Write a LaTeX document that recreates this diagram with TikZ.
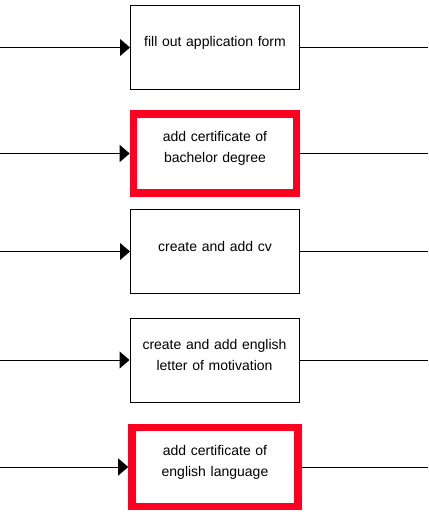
\documentclass[tikz,border=0pt]{standalone}
\usepackage{fontspec}
\setmainfont{Liberation Sans}
\usetikzlibrary{arrows.meta,positioning}
\definecolor{markred}{RGB}{255,0,33}
\tikzset{
    task/.style={
           rectangle,
           draw=black, line width=1pt,
           minimum width=169pt,
           minimum height=84pt,
           },
    task2/.style={
           rectangle,
           draw=markred, line width=7.6pt,
           minimum width=163pt,
           minimum height=79pt,
           },
    tasktext/.style={
           text width=150pt,
           align=center,
           inner sep=0pt,
           font=\fontsize{14}{21}\selectfont,
           },
}

\begin{document}
\begin{tikzpicture}
[
x=1pt,y=-1pt,
->,>={Triangle[length=10pt,width=17pt]},
line width=1pt
]
 \useasboundingbox (0,0) rectangle (428,518);

 % ends of the flow lines
 \coordinate (LEFT) at (0,0);
 \coordinate (RIGHT) at (428,0);

 % FORM
 \node[task] (FORM) at (215,47.5) {};
 \node[tasktext] (FORMTXT) at ([yshift=5pt]FORM.center)
 {%
fill out application form
 };

 % BACHELOR (marked)
 \node[task2,
 below of=FORM,
 node distance=106pt] (BACHELOR) {};
 \node[tasktext] (BACHELORTXT) at ([yshift=5pt]BACHELOR.center)
 {%
add certificate of\\ bachelor degree
 };

 % CV
 \node[task,
 below of=BACHELOR,
 node distance=98pt] (CV) {};
 \node[tasktext] (CVTXT) at ([yshift=5pt]CV.center)
 {%
create and add cv
 };

 % LETTER
 \node[task,
 below of=CV,
 node distance=108.5pt,
 xshift=-0.5pt] (LETTER) {};
 \node[tasktext] (LETTERTXT) at ([yshift=5pt]LETTER.center)
 {%
create and add english\\ letter of motivation
 };

 % ENGLISH (marked)
 \node[task2,
 below of=LETTER,
 node distance=107pt,
 xshift=0.5pt,
 minimum width=166pt] (ENGLISH) {};
 \node[tasktext] (ENGLISHTXT) at ([yshift=5pt]ENGLISH.center)
 {%
add certificate of\\ english language
 };

 \coordinate (IN1) at (FORM -| LEFT);
 \coordinate (OUT1) at (FORM -| RIGHT);
 \coordinate (IN2) at (BACHELOR -| LEFT);
 \coordinate (OUT2) at (BACHELOR -| RIGHT);
 \coordinate (IN3) at (CV -| LEFT);
 \coordinate (OUT3) at (CV -| RIGHT);
 \coordinate (IN4) at (LETTER -| LEFT);
 \coordinate (OUT4) at (LETTER -| RIGHT);
 \coordinate (IN5) at (ENGLISH -| LEFT);
 \coordinate (OUT5) at (ENGLISH -| RIGHT);

 % draw the flow lines in and out of every box
 \path
  (IN1) edge (FORM)
  (FORM) edge[-] (OUT1)
  (IN2) edge (BACHELOR)
  (BACHELOR) edge[-] (OUT2)
  (IN3) edge (CV)
  (CV) edge[-] (OUT3)
  (IN4) edge (LETTER)
  (LETTER) edge[-] (OUT4)
  (IN5) edge (ENGLISH)
  (ENGLISH) edge[-] (OUT5)
 ;

\end{tikzpicture}
\end{document}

▶ _EXERCISE TASK_: Go through the data above and transcribe it in full, omitting any image.

▶ _CORRECT ANSWER_:
Write a LaTeX document that recreates this diagram with TikZ.
\documentclass[tikz,border=0pt]{standalone}
\usepackage{fontspec}
\setmainfont{Liberation Sans}
\usetikzlibrary{arrows.meta,positioning}
\definecolor{markred}{RGB}{255,0,33}
\tikzset{
    task/.style={
           rectangle,
           draw=black, line width=1pt,
           minimum width=169pt,
           minimum height=84pt,
           },
    task2/.style={
           rectangle,
           draw=markred, line width=7.6pt,
           minimum width=163pt,
           minimum height=79pt,
           },
    tasktext/.style={
           text width=150pt,
           align=center,
           inner sep=0pt,
           font=\fontsize{14}{21}\selectfont,
           },
}

\begin{document}
\begin{tikzpicture}
[
x=1pt,y=-1pt,
->,>={Triangle[length=10pt,width=17pt]},
line width=1pt
]
 \useasboundingbox (0,0) rectangle (428,518);

 % ends of the flow lines
 \coordinate (LEFT) at (0,0);
 \coordinate (RIGHT) at (428,0);

 % FORM
 \node[task] (FORM) at (215,47.5) {};
 \node[tasktext] (FORMTXT) at ([yshift=5pt]FORM.center)
 {%
fill out application form
 };

 % BACHELOR (marked)
 \node[task2,
 below of=FORM,
 node distance=106pt] (BACHELOR) {};
 \node[tasktext] (BACHELORTXT) at ([yshift=5pt]BACHELOR.center)
 {%
add certificate of\\ bachelor degree
 };

 % CV
 \node[task,
 below of=BACHELOR,
 node distance=98pt] (CV) {};
 \node[tasktext] (CVTXT) at ([yshift=5pt]CV.center)
 {%
create and add cv
 };

 % LETTER
 \node[task,
 below of=CV,
 node distance=108.5pt,
 xshift=-0.5pt] (LETTER) {};
 \node[tasktext] (LETTERTXT) at ([yshift=5pt]LETTER.center)
 {%
create and add english\\ letter of motivation
 };

 % ENGLISH (marked)
 \node[task2,
 below of=LETTER,
 node distance=107pt,
 xshift=0.5pt,
 minimum width=166pt] (ENGLISH) {};
 \node[tasktext] (ENGLISHTXT) at ([yshift=5pt]ENGLISH.center)
 {%
add certificate of\\ english language
 };

 \coordinate (IN1) at (FORM -| LEFT);
 \coordinate (OUT1) at (FORM -| RIGHT);
 \coordinate (IN2) at (BACHELOR -| LEFT);
 \coordinate (OUT2) at (BACHELOR -| RIGHT);
 \coordinate (IN3) at (CV -| LEFT);
 \coordinate (OUT3) at (CV -| RIGHT);
 \coordinate (IN4) at (LETTER -| LEFT);
 \coordinate (OUT4) at (LETTER -| RIGHT);
 \coordinate (IN5) at (ENGLISH -| LEFT);
 \coordinate (OUT5) at (ENGLISH -| RIGHT);

 % draw the flow lines in and out of every box
 \path
  (IN1) edge (FORM)
  (FORM) edge[-] (OUT1)
  (IN2) edge (BACHELOR)
  (BACHELOR) edge[-] (OUT2)
  (IN3) edge (CV)
  (CV) edge[-] (OUT3)
  (IN4) edge (LETTER)
  (LETTER) edge[-] (OUT4)
  (IN5) edge (ENGLISH)
  (ENGLISH) edge[-] (OUT5)
 ;

\end{tikzpicture}
\end{document}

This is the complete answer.